━━━━━ Material provided

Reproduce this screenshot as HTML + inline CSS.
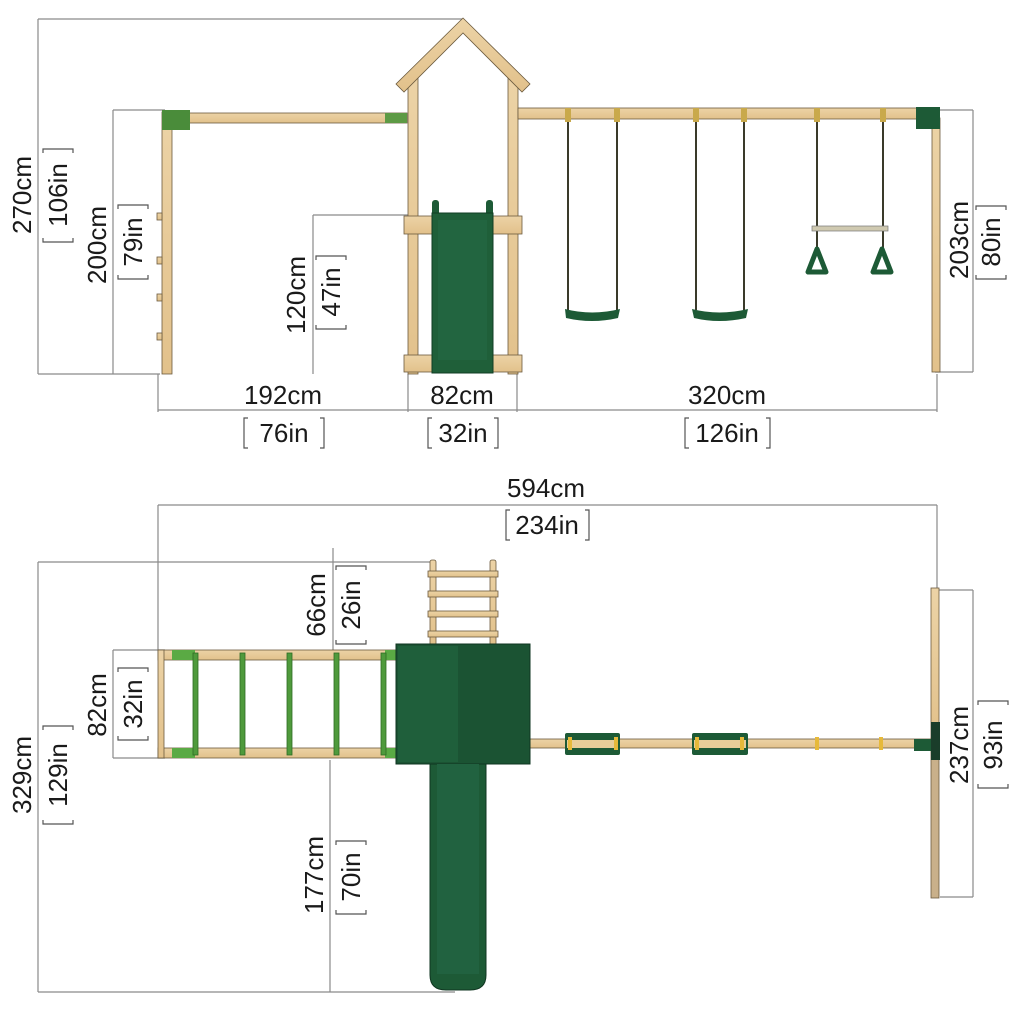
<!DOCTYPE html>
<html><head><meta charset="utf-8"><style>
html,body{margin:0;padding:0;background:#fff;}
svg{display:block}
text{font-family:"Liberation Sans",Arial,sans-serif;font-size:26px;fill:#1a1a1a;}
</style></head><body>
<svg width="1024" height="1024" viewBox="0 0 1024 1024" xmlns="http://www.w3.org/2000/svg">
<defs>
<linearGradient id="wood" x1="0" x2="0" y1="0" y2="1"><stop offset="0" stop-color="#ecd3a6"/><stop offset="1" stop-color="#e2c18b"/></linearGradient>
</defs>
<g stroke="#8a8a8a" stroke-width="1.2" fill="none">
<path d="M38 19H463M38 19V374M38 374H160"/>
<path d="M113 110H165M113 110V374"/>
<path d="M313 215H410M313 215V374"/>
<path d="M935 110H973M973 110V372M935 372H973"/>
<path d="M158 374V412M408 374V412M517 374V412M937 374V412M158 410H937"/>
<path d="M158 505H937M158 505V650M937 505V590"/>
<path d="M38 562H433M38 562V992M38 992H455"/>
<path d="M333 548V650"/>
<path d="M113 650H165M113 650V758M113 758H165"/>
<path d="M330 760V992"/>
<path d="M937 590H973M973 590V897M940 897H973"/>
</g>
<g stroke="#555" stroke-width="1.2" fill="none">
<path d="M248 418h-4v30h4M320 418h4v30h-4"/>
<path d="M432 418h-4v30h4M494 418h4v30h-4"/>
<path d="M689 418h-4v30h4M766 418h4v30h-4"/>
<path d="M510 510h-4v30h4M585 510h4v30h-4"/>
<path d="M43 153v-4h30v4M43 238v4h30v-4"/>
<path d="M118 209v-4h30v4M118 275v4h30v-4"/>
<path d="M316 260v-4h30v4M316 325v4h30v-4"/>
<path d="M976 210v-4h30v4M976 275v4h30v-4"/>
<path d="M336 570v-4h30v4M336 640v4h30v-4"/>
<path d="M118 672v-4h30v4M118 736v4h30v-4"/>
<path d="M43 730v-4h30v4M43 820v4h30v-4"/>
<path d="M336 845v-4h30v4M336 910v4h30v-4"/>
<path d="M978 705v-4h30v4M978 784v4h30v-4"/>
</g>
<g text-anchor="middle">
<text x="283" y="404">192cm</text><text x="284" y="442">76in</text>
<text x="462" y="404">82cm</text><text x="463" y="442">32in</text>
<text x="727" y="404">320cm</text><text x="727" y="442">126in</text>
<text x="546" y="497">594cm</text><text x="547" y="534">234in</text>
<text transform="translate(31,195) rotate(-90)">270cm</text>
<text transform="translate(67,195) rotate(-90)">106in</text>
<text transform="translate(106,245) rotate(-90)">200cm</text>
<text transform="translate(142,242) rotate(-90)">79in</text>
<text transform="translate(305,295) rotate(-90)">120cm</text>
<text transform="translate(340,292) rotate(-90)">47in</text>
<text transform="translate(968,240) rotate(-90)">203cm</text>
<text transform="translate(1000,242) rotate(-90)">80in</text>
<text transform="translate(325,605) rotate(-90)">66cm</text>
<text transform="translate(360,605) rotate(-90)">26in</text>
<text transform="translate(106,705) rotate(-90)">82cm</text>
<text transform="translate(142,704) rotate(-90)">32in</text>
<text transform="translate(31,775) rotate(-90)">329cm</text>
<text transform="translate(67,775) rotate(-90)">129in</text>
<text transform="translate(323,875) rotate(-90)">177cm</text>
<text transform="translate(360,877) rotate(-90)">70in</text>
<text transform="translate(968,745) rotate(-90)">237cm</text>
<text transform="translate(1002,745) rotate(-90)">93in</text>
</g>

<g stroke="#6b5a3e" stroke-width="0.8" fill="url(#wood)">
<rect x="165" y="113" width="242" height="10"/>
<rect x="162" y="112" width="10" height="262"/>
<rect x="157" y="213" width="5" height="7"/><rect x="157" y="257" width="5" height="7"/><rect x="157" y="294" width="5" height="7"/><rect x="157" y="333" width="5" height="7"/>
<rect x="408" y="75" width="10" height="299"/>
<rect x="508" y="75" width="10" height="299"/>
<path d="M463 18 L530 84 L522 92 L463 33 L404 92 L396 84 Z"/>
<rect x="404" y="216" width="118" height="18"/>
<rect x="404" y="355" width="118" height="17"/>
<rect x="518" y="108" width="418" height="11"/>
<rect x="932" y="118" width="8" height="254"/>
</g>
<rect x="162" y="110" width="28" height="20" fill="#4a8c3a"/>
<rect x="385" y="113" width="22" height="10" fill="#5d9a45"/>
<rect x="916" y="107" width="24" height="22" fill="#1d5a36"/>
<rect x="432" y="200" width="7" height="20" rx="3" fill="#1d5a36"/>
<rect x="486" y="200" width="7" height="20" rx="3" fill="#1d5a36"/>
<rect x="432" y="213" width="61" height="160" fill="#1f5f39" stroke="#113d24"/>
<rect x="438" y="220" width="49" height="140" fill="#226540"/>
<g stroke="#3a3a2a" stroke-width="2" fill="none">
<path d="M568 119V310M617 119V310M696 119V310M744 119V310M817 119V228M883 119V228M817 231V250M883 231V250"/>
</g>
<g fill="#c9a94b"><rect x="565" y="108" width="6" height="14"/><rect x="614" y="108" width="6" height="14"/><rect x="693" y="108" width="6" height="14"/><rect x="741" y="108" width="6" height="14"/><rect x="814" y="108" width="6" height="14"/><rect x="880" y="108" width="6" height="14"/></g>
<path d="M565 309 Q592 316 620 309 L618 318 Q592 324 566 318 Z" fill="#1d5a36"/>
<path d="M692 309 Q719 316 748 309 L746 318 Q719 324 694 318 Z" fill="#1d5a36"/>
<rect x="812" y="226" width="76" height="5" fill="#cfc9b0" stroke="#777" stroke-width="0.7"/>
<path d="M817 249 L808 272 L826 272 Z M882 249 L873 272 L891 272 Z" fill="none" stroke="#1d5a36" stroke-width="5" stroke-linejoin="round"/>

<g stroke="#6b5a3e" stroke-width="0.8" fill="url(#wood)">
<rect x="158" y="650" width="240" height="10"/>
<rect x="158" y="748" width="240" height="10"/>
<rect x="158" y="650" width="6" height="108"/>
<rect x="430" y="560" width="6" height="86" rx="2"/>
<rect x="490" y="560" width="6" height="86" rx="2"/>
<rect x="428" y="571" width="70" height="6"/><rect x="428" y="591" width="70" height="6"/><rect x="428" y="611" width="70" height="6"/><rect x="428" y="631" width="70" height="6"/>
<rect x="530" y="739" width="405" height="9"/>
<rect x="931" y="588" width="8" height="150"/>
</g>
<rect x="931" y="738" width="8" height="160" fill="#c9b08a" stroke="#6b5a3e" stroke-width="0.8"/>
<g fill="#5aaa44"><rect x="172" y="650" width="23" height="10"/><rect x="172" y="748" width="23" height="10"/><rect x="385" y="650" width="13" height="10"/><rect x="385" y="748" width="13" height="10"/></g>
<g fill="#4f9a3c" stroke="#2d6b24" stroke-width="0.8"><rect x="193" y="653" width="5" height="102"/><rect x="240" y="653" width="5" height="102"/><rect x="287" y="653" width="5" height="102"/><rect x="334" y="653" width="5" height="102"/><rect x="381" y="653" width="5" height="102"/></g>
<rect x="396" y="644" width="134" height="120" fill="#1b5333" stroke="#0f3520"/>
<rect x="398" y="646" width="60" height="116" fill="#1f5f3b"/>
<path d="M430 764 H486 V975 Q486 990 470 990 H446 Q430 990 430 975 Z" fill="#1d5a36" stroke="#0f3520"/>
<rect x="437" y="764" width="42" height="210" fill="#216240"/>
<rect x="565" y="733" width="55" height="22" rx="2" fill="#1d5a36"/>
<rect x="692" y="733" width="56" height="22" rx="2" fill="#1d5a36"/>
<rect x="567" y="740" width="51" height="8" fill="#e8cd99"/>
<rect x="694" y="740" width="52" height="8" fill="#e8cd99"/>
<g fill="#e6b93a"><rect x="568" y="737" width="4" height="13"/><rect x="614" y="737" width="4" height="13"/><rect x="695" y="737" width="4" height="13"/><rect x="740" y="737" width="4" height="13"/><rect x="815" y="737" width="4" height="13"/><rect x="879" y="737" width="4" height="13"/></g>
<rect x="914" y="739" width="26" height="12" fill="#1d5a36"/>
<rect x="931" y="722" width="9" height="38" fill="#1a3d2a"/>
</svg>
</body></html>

━━━━━━━━━━
━━━━━ Material provided

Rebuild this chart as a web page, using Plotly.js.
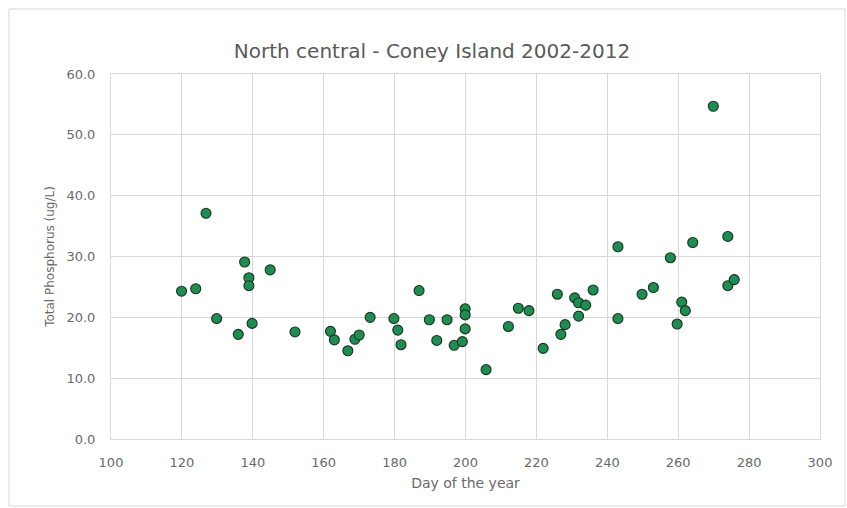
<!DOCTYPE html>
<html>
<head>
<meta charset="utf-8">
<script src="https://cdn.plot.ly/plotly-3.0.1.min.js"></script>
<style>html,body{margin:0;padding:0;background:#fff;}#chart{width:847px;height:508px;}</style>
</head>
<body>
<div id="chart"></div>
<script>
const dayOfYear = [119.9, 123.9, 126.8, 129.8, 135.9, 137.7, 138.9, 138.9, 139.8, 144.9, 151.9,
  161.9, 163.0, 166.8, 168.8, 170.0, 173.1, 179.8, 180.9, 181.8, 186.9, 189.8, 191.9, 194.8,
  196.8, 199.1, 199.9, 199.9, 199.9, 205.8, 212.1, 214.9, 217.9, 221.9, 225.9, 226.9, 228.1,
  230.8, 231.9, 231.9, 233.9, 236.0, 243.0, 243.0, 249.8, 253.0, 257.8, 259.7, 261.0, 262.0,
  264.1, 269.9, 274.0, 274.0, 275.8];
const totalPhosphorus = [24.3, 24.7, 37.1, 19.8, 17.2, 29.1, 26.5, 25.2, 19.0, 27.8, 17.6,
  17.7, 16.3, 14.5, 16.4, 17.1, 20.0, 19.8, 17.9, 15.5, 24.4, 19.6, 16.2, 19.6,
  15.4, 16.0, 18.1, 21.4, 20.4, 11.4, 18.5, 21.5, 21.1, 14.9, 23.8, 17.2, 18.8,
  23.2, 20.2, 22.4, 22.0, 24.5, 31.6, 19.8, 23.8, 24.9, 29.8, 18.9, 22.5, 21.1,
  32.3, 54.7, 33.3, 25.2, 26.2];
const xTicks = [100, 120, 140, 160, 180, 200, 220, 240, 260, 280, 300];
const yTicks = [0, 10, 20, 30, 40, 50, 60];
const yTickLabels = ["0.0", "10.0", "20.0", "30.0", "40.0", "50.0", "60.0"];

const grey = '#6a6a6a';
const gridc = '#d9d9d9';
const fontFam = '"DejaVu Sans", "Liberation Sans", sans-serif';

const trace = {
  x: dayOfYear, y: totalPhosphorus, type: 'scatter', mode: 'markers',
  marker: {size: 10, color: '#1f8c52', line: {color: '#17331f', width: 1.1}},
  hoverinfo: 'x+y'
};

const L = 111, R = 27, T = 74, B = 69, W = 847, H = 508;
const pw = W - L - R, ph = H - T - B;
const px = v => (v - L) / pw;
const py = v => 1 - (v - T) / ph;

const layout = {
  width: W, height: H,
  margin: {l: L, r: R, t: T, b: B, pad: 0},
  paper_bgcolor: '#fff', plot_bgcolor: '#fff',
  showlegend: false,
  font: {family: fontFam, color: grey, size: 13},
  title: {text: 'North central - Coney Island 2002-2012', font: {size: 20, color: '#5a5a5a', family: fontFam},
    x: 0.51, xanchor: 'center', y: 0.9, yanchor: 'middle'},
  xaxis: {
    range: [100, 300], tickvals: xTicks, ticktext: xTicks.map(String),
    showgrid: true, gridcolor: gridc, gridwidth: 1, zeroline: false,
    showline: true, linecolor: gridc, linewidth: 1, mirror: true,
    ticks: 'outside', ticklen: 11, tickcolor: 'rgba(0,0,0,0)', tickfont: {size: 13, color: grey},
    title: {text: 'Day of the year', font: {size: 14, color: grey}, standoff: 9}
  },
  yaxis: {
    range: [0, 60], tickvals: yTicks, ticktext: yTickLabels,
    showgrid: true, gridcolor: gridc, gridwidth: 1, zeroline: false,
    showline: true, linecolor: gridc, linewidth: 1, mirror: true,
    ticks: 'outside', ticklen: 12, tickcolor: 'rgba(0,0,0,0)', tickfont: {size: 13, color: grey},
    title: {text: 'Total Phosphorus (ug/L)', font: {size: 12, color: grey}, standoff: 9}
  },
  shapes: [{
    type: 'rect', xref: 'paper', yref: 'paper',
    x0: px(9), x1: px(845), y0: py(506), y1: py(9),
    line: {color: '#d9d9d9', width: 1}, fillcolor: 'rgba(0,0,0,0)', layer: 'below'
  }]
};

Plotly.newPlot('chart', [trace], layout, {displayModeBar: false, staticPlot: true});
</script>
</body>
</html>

━━━━━━━━━━

Stated goal — The answer is the number of lines in the preceding material that hold "chart"; write that number and nothing else.

Response for this exercise — 4